Eigenvector of $r_1$ is $\begin{bmatrix}
-3\\
1
\end{bmatrix}$ and eigenvector of $r_2$ is $\begin{bmatrix}
-1\\
1
\end{bmatrix}$. Therefore
$x(t) = c_1\begin{bmatrix}
-3\\
1
\end{bmatrix}e^t$ + $c_2\begin{bmatrix}
-1\\
1
\end{bmatrix}e^{-t}$
I got stuck there, what should I do?
Thanks.
Best Answer
First, recall that a fundamental matrix is one whose columns correspond to linearly independent solutions to the differential equation.

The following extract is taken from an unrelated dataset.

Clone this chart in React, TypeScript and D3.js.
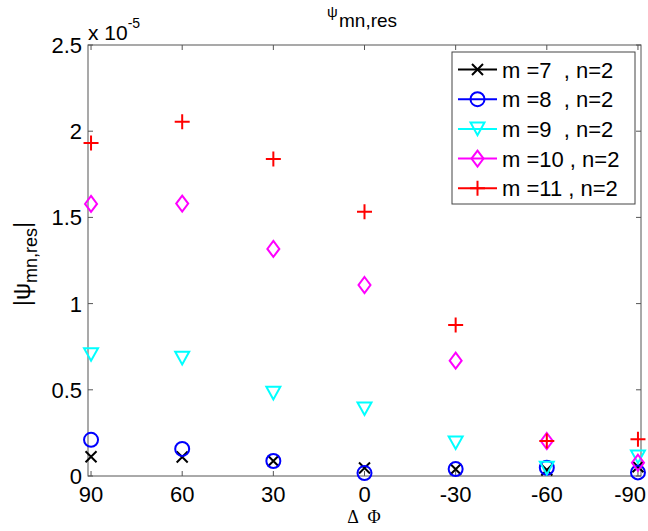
import React from "react";
import * as d3 from "d3";

const angles = [90, 60, 30, 0, -30, -60, -90];
const m7 = [0.112, 0.11, 0.087, 0.046, 0.039, 0.035, 0.054];
const m8 = [0.21, 0.157, 0.087, 0.017, 0.04, 0.048, 0.021];
const m9 = [0.705, 0.684, 0.481, 0.39, 0.193, 0.046, 0.112];
const m10 = [1.578, 1.58, 1.317, 1.108, 0.669, 0.203, 0.077];
const m11 = [1.932, 2.055, 1.839, 1.533, 0.876, 0.203, 0.213];
const yTicks = [0, 0.5, 1, 1.5, 2, 2.5];
const yTickLabels = ["0", "0.5", "1", "1.5", "2", "2.5"];
const xTicks = [90, 60, 30, 0, -30, -60, -90];
const seriesNames = ["m =7  , n=2", "m =8  , n=2", "m =9  , n=2", "m =10 , n=2", "m =11 , n=2"];
const seriesColors = ["#000000", "#0000ff", "#00ffff", "#ff00ff", "#ff0000"];
const seriesMarkers = ["x", "o", "v", "d", "+"];
const seriesValues = [m7, m8, m9, m10, m11];

const W = 648, H = 531;
const L = 88, R = 641, T = 45, B = 476;
const FONT = "'Liberation Sans', Arial, Helvetica, sans-serif";

function Marker({ type, x, y, color }: { type: string; x: number; y: number; color: string }) {
  const sw = 2;
  if (type === "x") {
    const s = 5.5;
    return <path d={`M${x - s},${y - s}L${x + s},${y + s}M${x - s},${y + s}L${x + s},${y - s}`} stroke={color} strokeWidth={sw} fill="none" />;
  }
  if (type === "o") return <circle cx={x} cy={y} r={7} stroke={color} strokeWidth={sw} fill="none" />;
  if (type === "v") return <path d={`M${x - 7},${y - 6.3}L${x + 7},${y - 6.3}L${x},${y + 6.3}Z`} stroke={color} strokeWidth={sw} fill="none" />;
  if (type === "d") return <path d={`M${x},${y - 8}L${x + 6},${y}L${x},${y + 8}L${x - 6},${y}Z`} stroke={color} strokeWidth={sw} fill="none" />;
  const s = 7.5;
  return <path d={`M${x - s},${y}L${x + s},${y}M${x},${y - s}L${x},${y + s}`} stroke={color} strokeWidth={sw} fill="none" />;
}

export default function App() {
  const x = d3.scaleLinear().domain([91, -91]).range([L, R]);
  const y = d3.scaleLinear().domain([0, 2.5]).range([B, T]);
  const axisColor = "#555";
  const tk = 5;
  const legX = 452, legY = 52, legW = 183, legH = 152;
  const serif = "'Liberation Serif', 'Times New Roman', serif";
  return (
    <svg width={W} height={H} style={{ position: "absolute", left: 0, top: 0, background: "#fff" }} fontFamily={FONT}>
      <rect x={0} y={0} width={W} height={H} fill="#fff" />
      {/* frame */}
      <rect x={L} y={T} width={R - L} height={B - T} fill="none" stroke={axisColor} strokeWidth={1} />
      {xTicks.map((t, i) => {
        const last = i === xTicks.length - 1;
        return (
          <g key={"xt" + t}>
            <line x1={x(t)} x2={x(t)} y1={B} y2={B - tk} stroke={axisColor} />
            <line x1={x(t)} x2={x(t)} y1={T} y2={T + tk} stroke={axisColor} />
            <text x={last ? 646 : x(t)} y={502} fontSize={22} textAnchor={last ? "end" : "middle"} fill="#000">{t}</text>
          </g>
        );
      })}
      {yTicks.map((t, i) => (
        <g key={"yt" + t}>
          <line x1={L} x2={L + tk} y1={y(t)} y2={y(t)} stroke={axisColor} />
          <line x1={R} x2={R - tk} y1={y(t)} y2={y(t)} stroke={axisColor} />
          <text x={82} y={y(t) + 8} fontSize={22} textAnchor="end" fill="#000">{yTickLabels[i]}</text>
        </g>
      ))}
      {/* exponent */}
      <text x={88} y={40} fontSize={21} fill="#000">x 10<tspan fontSize={14} dy={-12}>-5</tspan></text>
      {/* title */}
      <text x={327} y={17} fontSize={15} fill="#000">ψ</text>
      <text x={339} y={27} fontSize={19} fill="#000">mn,res</text>
      {/* x label */}
      <text x={353} y={523} fontSize={18} textAnchor="middle" fontFamily={serif} fill="#000">Δ</text>
      <text x={374} y={523} fontSize={18} textAnchor="middle" fontFamily={serif} fill="#000">Φ</text>
      {/* y label */}
      <text transform="translate(30,264) rotate(-90)" fontSize={24} textAnchor="middle" fill="#000">
        |ψ<tspan fontSize={18} dy={7}>mn,res</tspan><tspan dy={-7} fontSize={24}>|</tspan>
      </text>
      {/* data */}
      {seriesValues.map((vals, si) => (
        <g key={"s" + si}>
          {vals.map((v, i) => (
            <Marker key={i} type={seriesMarkers[si]} x={x(angles[i])} y={y(v)} color={seriesColors[si]} />
          ))}
        </g>
      ))}
      {/* legend */}
      <rect x={legX} y={legY} width={legW} height={legH} fill="#fff" stroke="#444" strokeWidth={1} />
      {seriesNames.map((n, i) => {
        const cy = 69.5 + i * 29.7;
        return (
          <g key={"lg" + i}>
            <line x1={458} x2={497} y1={cy} y2={cy} stroke={seriesColors[i]} strokeWidth={2} />
            <Marker type={seriesMarkers[i]} x={477.5} y={cy} color={seriesColors[i]} />
            <text x={502} y={cy + 8} fontSize={22} fill="#000" style={{ whiteSpace: "pre" }} xmlSpace="preserve">{n}</text>
          </g>
        );
      })}
    </svg>
  );
}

Then, in our case, we have $$ \psi(t) = \pmatrix{-3e^t & -e^{-t} \\ e^t & e^{-t}} $$ To find a fundamental matrix $F(t)$ such that $F(0) = I$, we simply taking the product $$ F(t) = \psi(t)\psi^{-1}(0) = \pmatrix{-3e^t & -e^{-t} \\ e^t & e^{-t}}\pmatrix{-3 & -1 \\ 1 & 1}^{-1} = \frac{1}{2}\pmatrix{3e^t-e^{-t} & 3e^t-3e^{-t} \\ -e^t+e^{-t} & -e^t+3e^{-t}} $$ And we are ensured that $F(0) = \psi(0)\psi^{-1}(0) = I$.